Доран проигнорировал последние слова.
— Вы хотите сказать, что расставшись с любимой, вы не исказили её жизнь? Что она счастлива без вас?
Коркоран взглянул на него сонными глазами.
— Она умерла от оспы, Доран. Но, повторяю, потеряв её — я почувствовал себя не столько несчастным, сколько свободным. Я честен с вами. Я лгу только из жалости — вы в этом не нуждаетесь. Я понимаю, с кем говорю.
Доран не усомнился в искренности собеседника, ибо признание в подобном чести не делало — но кто знает, что в таких случаях делало человеку честь? Он знал тех, кто не мог годами оправиться от жизненного удара, — но едва ли они внушали какое-то уважение. Скорее и вправду — только жалость. Доран не был слабым человеком и смотрел на мир не с позиции кролика. Взгляд собеседника был ему понятен.
— Я больше не могу любить женщину, Доран. Позволить себе быть зависимым от другого человека — это худшее, что можно с собой поделать. Я понял это и теперь нашёл новую любовь — и счастлив, ибо она вечна, нерушима и истинна. Я найден Господом, и Он возлюбил меня. Любить же человека можно только ради Бога, Доран, всё остальное — похоть.
Доран смутно понимал Коркорана, что-то подобное он чувствовал и сам, но его трагедия была в том, что ему ради Бога просто некого было любить.
— Значит, ваши планы — одиночество? Вы хотите целиком посвятить себя науке?

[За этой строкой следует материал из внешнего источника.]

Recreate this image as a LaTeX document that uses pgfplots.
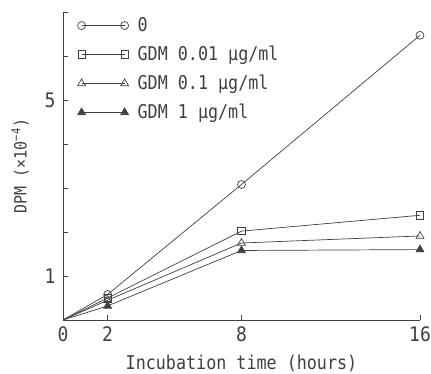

— Это паллиатив. Я обычно говорю это, чтобы не шокировать людей.
Доран усмехнулся.
— Вы уже столь часто шокировали меня, Кристиан, что я без труда вынесу ещё один шок.
Коркоран посмотрел в землю и некоторое время молчал. Потом проговорил.
— Я рассказывал вам, что мы с коллегой оказались год назад в монастырской больнице. Там я познакомился с лекарем — братом Гаэтано. Его настоящее имя — Эдмондо Карачиоло. Это одна из древних фамилий Италии. Он, я говорил вам, многому научил меня. Незадолго до того, как нам пришла пора уезжать, к нему привезли под вечер мальчонку, упавшего с дикой груши, и старика с приступом астмы. Он врачевал их до полуночи, но вот все больные заснули… Я наблюдал за ним. Он вышел в монастырский садик, где были привязаны к изгороди два ослёнка, а около стены лежали несколько охапок соломы, бросил на них свой плащ и лёг. Когда я вышел в сад, он уже спал. Он лёг здесь, чтобы первый петух разбудил его. Я долго смотрел на него. Лунный свет заливал сад. Он лежал, чуть запрокинув голову, одна рука лежала под головой, другая — спокойно покоилась вдоль тела, во всей его позе было столько величия… Но его лицо… — Глаза Коркорана вдруг налились слезами, — Доран, я никогда и нигде в мире не видел такого лица! На нём сиял свет Вечности! Так спят бессмертные, Доран! Я не мистик, призраков могу только придумать. Мне не мерещилось. На лице этого монаха был отсвет совсем иного бытия, потаённое сияние Божественности. Так сияло во тьме Гефсимании лицо Господа. Я не спал до утра. Наутро мы уезжали… Я говорил вам, что не встречал среди ровесников друга… Но этого человека… Я сбивчиво проговорил ему на прощание несколько слов благодарности. «Grazie, amico mio» Мне так хотелось, чтобы в ответ он тоже назвал бы меня другом. Я загадал, что тогда непременно вернусь сюда — и навсегда.
— Но он этих слов не произнёс?
— …Нет. Этих не произнёс… — лицо Коркорана было, однако, мечтательно и странно нежно. Он тихо вздохнул. — Вместо этого — я здесь. С влюблёнными педерастами, с вздорными дурочками, с братом, ненавидящим меня до дрожи и завидующим мне, с гильденстернами и розенкранцами… «Sie haben mich gequalet, geargert blau und blaß, die Einen mit ihrer Liebe, die Andern mit ihrem Haß…»[5] — вяло пробормотал он строчку из немецкого поэта. — Я давно сформирован и различаю в себе зов Божий и искушения дьявольские. Меня влечёт туда не искус, но призвание, Доран.
— Но, стало быть, всё же католицизм?
— Христос, Доран, Христос. Он находит вас там, где это угодно Ему, а не там, где это удобно вам. Этот мир отвернулся от Христа, и к теперь к Христу придёшь, только отвернувшись от мира.
— Помилуйте, похоронить себя в Богом забытом итальянском селении! С такой внешностью, одарённостью и состоянием?